Three Thoughts from London

Ilan Solot discusses how Angela Merkel made a school girl cry, why two of the three central bank meetings in EMEA could be eventful, and why the political situation in Brazil is going from bad to worse.

1/ Last week, German Chancellor Angela Merkel came under the spotlight in a televised meeting with school children in Rostock, when her comments about immigration brought a Palestinian girl to tears. The emotional video has gone viral, being appropriated by critics of Merkel’s policies and widely debated by segments of the global media – though perhaps less so in the financial community. This, of course, was used to build on mounting criticism over Germany’s position towards Greece and its role in the international community. Domestically, there are two polls worth juxtaposing. First, according to the newspaper Welt am Sonntag and a YouGov, 56% of Germans disapproved of the bailout pushed by Merkel, and 48% preferred Greece to leave the euro. Second, a poll by newspaper Bild am Sonntag showed that hard-line finance minister Schauble’s popularity has surpassed that of Merkel (70% vs. 67%). Now we get headlines suggesting that Merkel is willing to entertain debt relief, in sharp contrast to Schauble’s more recent proposal of giving Greece a 5-year break from the euro-area. A change in the political balance in Germany seems to be underway. The country’s locus of power, Merkel, is being openly challenged in the international and domestic arena, while at the same time pleasing the two audiences is becoming increasingly harder to conciliate. Perhaps the inflexion point in Merkel popularity came in May, knocked by reports that Germany helped the US’s NSA spying agency, and now we have entered into a phase of managing decline. Time will tell.
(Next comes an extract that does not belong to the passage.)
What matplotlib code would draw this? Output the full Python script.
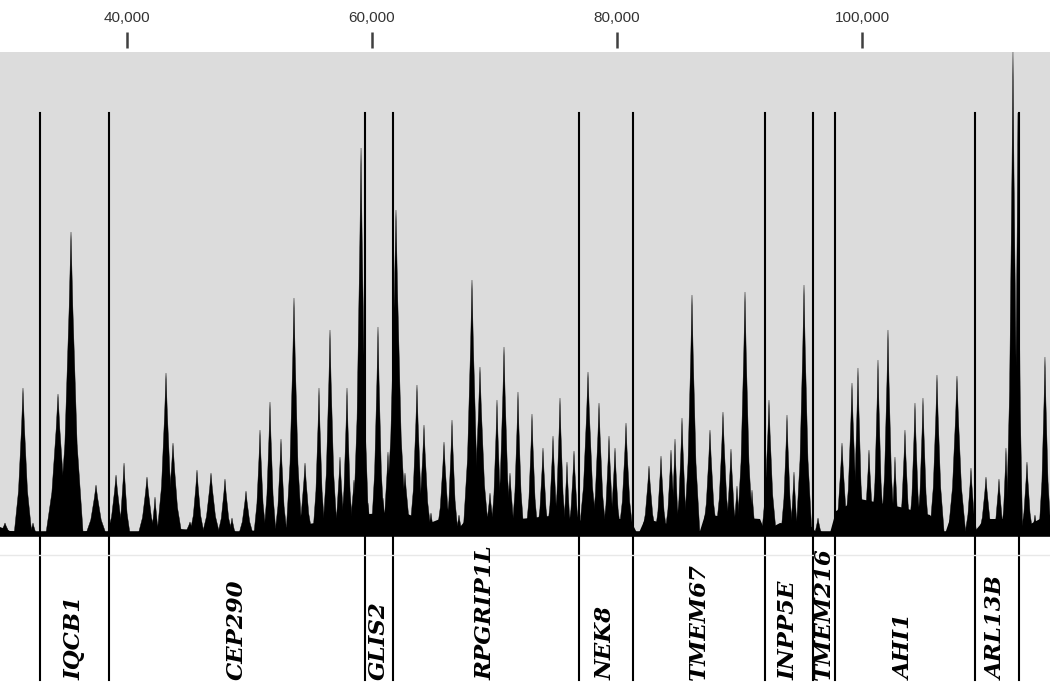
import matplotlib.pyplot as plt

# read coverage peaks: position (bp), height, half width (bp)
peak_pos = [30041, 31510, 32327, 34368, 35429, 37470, 39104, 39757, 41632, 42286,
            43184, 43755, 45143, 45714, 46857, 47999, 48571, 49714, 50857, 51673,
            52571, 53632, 54531, 55673, 56571, 57387, 57959, 58530, 59104, 59673,
            60489, 60897, 61305, 61958, 62693, 63672, 64244, 64815, 65877, 66530,
            67101, 68162, 68815, 69632, 70203, 70775, 71264, 71917, 73060, 73958,
            74775, 75346, 75917, 76489, 77632, 78530, 79346, 79836, 80734, 82611,
            83591, 84407, 84734, 85305, 86121, 87590, 88651, 89304, 89794, 90448,
            91019, 92406, 93876, 94447, 95264, 96407, 98366, 99182, 99671, 100569,
            101304, 102120, 102691, 103507, 104324, 104977, 106120, 107752, 108895, 110120,
            111181, 111752, 112323, 112731, 113466, 114119, 114935]
peak_h = [12, 147, 12, 141, 303, 50, 60, 72, 58, 38,
          162, 92, 13, 65, 62, 56, 17, 44, 105, 133,
          96, 237, 72, 147, 205, 78, 147, 55, 387, 32,
          208, 37, 83, 325, 62, 150, 110, 22, 93, 115,
          20, 255, 168, 42, 135, 188, 62, 143, 121, 87,
          99, 137, 73, 84, 163, 132, 99, 87, 112, 69,
          79, 85, 96, 117, 240, 105, 123, 86, 49, 243,
          45, 135, 120, 63, 250, 17, 92, 152, 167, 85,
          175, 205, 78, 105, 132, 137, 160, 159, 67, 58,
          56, 87, 483, 422, 73, 20, 178]
peak_w = [600, 730, 380, 1000, 1000, 850, 730, 500, 730, 380,
          730, 730, 600, 600, 730, 600, 380, 600, 500, 500,
          500, 650, 600, 500, 600, 500, 500, 500, 650, 380,
          550, 380, 500, 850, 600, 600, 600, 380, 600, 500,
          380, 730, 730, 500, 500, 600, 500, 500, 500, 500,
          500, 500, 380, 500, 730, 600, 500, 500, 600, 600,
          500, 500, 380, 500, 650, 600, 600, 500, 380, 650,
          380, 600, 500, 380, 650, 380, 600, 600, 500, 500,
          500, 550, 380, 500, 500, 500, 600, 730, 500, 600,
          500, 380, 550, 380, 500, 380, 500]

# low background coverage
floor_pos = [29633, 30449, 32898, 33306, 36980, 40245, 41061, 44326, 49224, 50041,
             53306, 57387, 59020, 62285, 64734, 65550, 67183, 67999, 72081, 75346,
             76815, 77142, 81060, 81714, 82285, 86774, 87182, 91672, 92082, 93306,
             95918, 96163, 97388, 97878, 99838, 103100, 105549, 106773, 107182, 108406,
             109225, 110041, 112082, 113303, 114528, 115345]
floor_h = [8, 4, 2, 1, 4, 0, 2, 6, 2, 4,
           8, 16, 20, 24, 12, 16, 8, 20, 16, 20,
           12, 16, 16, 0, 16, 4, 20, 16, 4, 12,
           8, 4, 2, 24, 36, 28, 20, 1, 16, 1,
           4, 16, 16, 8, 16, 16]

# gene boundaries and names
bounds = [32898, 38531, 59429, 61714, 76898, 81306, 92082, 96000, 97796, 109225, 112816]
genes = ['IQCB1', 'CEP290', 'GLIS2', 'RPGRIP1L', 'NEK8', 'TMEM67',
         'INPP5E', 'TMEM216', 'AHI1', 'ARL13B']
ticks = [40000, 60000, 80000, 100000]

fig = plt.figure(figsize=(10.5, 6.83), dpi=100)
ax = fig.add_axes([0, 1 - 537 / 683, 1, (537 - 52) / 683])
ax.set_xlim(29633, 115345)
ax.set_ylim(-2, 483)
ax.set_facecolor('#dcdcdc')

ax.fill_between(floor_pos, floor_h, 0, color='black', lw=0)
shape_x = [-1, -0.5, -0.15, 0, 0.15, 0.5, 1]
shape_y = [0, 0.3, 0.75, 1, 0.75, 0.3, 0]
for c, h, w in zip(peak_pos, peak_h, peak_w):
    ax.fill([c + sx * w for sx in shape_x], [sy * h for sy in shape_y],
            color='black', lw=0.3, ec='black')

ax.axhline(1, color='black', lw=4)

for b in bounds:
    ax.plot([b, b], [-145, 422], color='black', lw=1.5, clip_on=False)
ax.plot([29633, 115345], [-20, -20], color='#e8e8e8', lw=1, clip_on=False)

for i, g in enumerate(genes):
    ax.text((bounds[i] + bounds[i + 1]) / 2, -145, g, rotation=90,
            ha='center', va='bottom', family='DejaVu Serif',
            weight='bold', style='italic', fontsize=16.5, clip_on=False)

for s in ax.spines.values():
    s.set_visible(False)
ax.spines['top'].set_position(('outward', 3))
ax.xaxis.tick_top()
ax.set_xticks(ticks)
ax.set_xticklabels([f'{t:,}' for t in ticks], family='Liberation Sans',
                   fontsize=11, color='#333333')
ax.tick_params(axis='x', length=11.5, width=1.8, color='#404040', pad=5)
ax.set_yticks([])

fig.savefig('out.png', dpi=100)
2/ Two out of the three central bank meetings in EMEA could prove eventful. The South Africa Reserve Bank could resume the short tightening it started in 2014, raising rates from the current 5.75% level. Markets are split. We are leaning towards waiting a bit longer given the lukewarm economy, lower commodity prices, energy production problems, high unemployment and labour disputes.  Still, we recognize that inflation has been picking up as ZAR continues to lose ground and the central bank has turned accordingly more hawkish. In Hungary, many are looking for a signal that the roughly 3-year long easing cycle is coming to an end (see graph). Inflation looks to be bottoming out and the central bank’s communication changing, with the committee tweaking the forward guidance. The Turkish central bank is expected to keep rates steady.
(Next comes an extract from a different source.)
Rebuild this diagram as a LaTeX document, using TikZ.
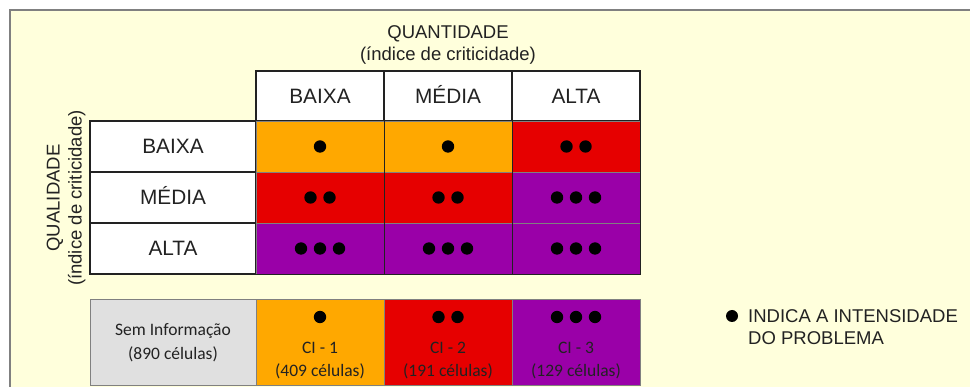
\documentclass[tikz,border=0pt]{standalone}
\usepackage{fontspec}
\setmainfont{Liberation Sans}
\newfontfamily\calib{Carlito}
\definecolor{paper}{HTML}{FFFFDC}
\definecolor{frameline}{HTML}{808080}
\definecolor{lowc}{HTML}{FFA800}
\definecolor{midc}{HTML}{E60000}
\definecolor{highc}{HTML}{9A00A8}
\definecolor{nodata}{HTML}{E0E0E0}
\definecolor{ink}{HTML}{222222}
\usetikzlibrary{calc}
% a row of #3 black marks centred on node #1, shifted down by #2
\newcommand\spotsat[3]{%
  \foreach \k in {1,...,#3}
    \fill[black] ($(#1)+({(\k-(#3+1)/2)*19},#2)$) circle (6.2);}
\newcommand\spots[2]{\spotsat{#1}{0}{#2}}
\begin{document}
\begin{tikzpicture}[x=1pt,y=-1pt,
  hdr/.style={draw=ink,line width=1.2pt,fill=white,inner sep=0,
    minimum width=128pt,minimum height=50pt,text=ink,
    text height=15pt,text depth=0pt,
    font=\fontsize{20.8}{24}\selectfont},
  rowlab/.style={hdr,minimum width=166pt,minimum height=51pt},
  cell/.style={draw=frameline,line width=0.8pt,inner sep=0,
    minimum width=128pt,minimum height=51pt},
  key/.style={draw=frameline,line width=1pt,inner sep=0,
    minimum height=86pt,text=ink,align=center,
    font=\calib\fontsize{17.5}{24}\selectfont},
  keytext/.style={text=ink,align=center,inner sep=0,
    font=\calib\fontsize{17.5}{23}\selectfont},
  axis/.style={text=ink,align=center,font=\fontsize{18.5}{22}\selectfont}]
\useasboundingbox (0,0) rectangle (970,387);
% page and frame
\fill[paper] (9,9) rectangle (970,387);
\draw[frameline,line width=2pt] (10,387) -- (10,10) -- (970,10);

% axis titles
\node[axis] (qty) at (448,45) {QUANTIDADE\\(índice de criticidade)};
\node[axis,rotate=90] (qual) at (66,198) {QUALIDADE\\(índice de criticidade)};

% column headers
\node[hdr] (h1) at (320,96) {BAIXA};
\node[hdr] (h2) at (448,96) {MÉDIA};
\node[hdr] (h3) at (576,96) {ALTA};

% row headers
\node[rowlab] (r1) at (173,146.5) {BAIXA};
\node[rowlab] (r2) at (173,197.5) {MÉDIA};
\node[rowlab] (r3) at (173,248.5) {ALTA};

% matrix cells
\node[cell,fill=lowc]  (c11) at (320,146.5) {};
\node[cell,fill=lowc]  (c12) at (448,146.5) {};
\node[cell,fill=midc]  (c13) at (576,146.5) {};
\node[cell,fill=midc]  (c21) at (320,197.5) {};
\node[cell,fill=midc]  (c22) at (448,197.5) {};
\node[cell,fill=highc] (c23) at (576,197.5) {};
\node[cell,fill=highc] (c31) at (320,248.5) {};
\node[cell,fill=highc] (c32) at (448,248.5) {};
\node[cell,fill=highc] (c33) at (576,248.5) {};

% dark column rules and outline of the coloured block
\draw[ink,line width=1.2pt] (c11.north east) -- (c31.south east);
\draw[ink,line width=1.2pt] (c12.north east) -- (c32.south east);
\draw[ink,line width=1.2pt] (c11.north west) -- (c31.south west)
  -- (c33.south east) -- (c13.north east);

% intensity marks
\spots{c11}{1} \spots{c12}{1} \spots{c13}{2}
\spots{c21}{2} \spots{c22}{2} \spots{c23}{3}
\spots{c31}{3} \spots{c32}{3} \spots{c33}{3}

% key boxes
\node[key,fill=nodata,minimum width=166pt] (k0) at (173,343)
  {Sem Informação\\(890 células)};
\node[key,fill=lowc,minimum width=128pt]  (k1) at (320,343) {};
\node[key,fill=midc,minimum width=128pt]  (k2) at (448,343) {};
\node[key,fill=highc,minimum width=128pt] (k3) at (576,343) {};
\node[keytext] (k1t) at ($(k1)+(0,17.5)$) {CI - 1\\(409 células)};
\node[keytext] (k2t) at ($(k2)+(0,17.5)$) {CI - 2\\(191 células)};
\node[keytext] (k3t) at ($(k3)+(0,17.5)$) {CI - 3\\(129 células)};
\spotsat{k1}{-26}{1}
\spotsat{k2}{-26}{2}
\spotsat{k3}{-26}{3}

% note
\node[circle,fill=black,inner sep=0,minimum size=12pt] (bullet) at (732,316) {};
\node[anchor=west,align=left,text=ink,inner sep=0,
  font=\fontsize{18.5}{22}\selectfont] (note) at (748,327)
  {INDICA A INTENSIDADE\\DO PROBLEMA};
\end{tikzpicture}
\end{document}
3/ The political situation in Brazil is going from bad to worse. We have noted several times before, the tail risks in Brazil are getting fatter. Over the weekend, major newspapers carried (unconfirmed) stories about former president Lula’s involvement in the developing corruption probes. This knocks the central pillar of the ruling party PT, and its greatest hopes to remain in power. Meanwhile, the government’s coalition is fracturing, threatening governability and even risking backtracking on some of the progress made. There has already been talk of trying to reduce the fiscal targets. But perhaps more importantly, the president of the Senate harshly criticized the government’s economic plans and Finance Minister Levy over the weekend.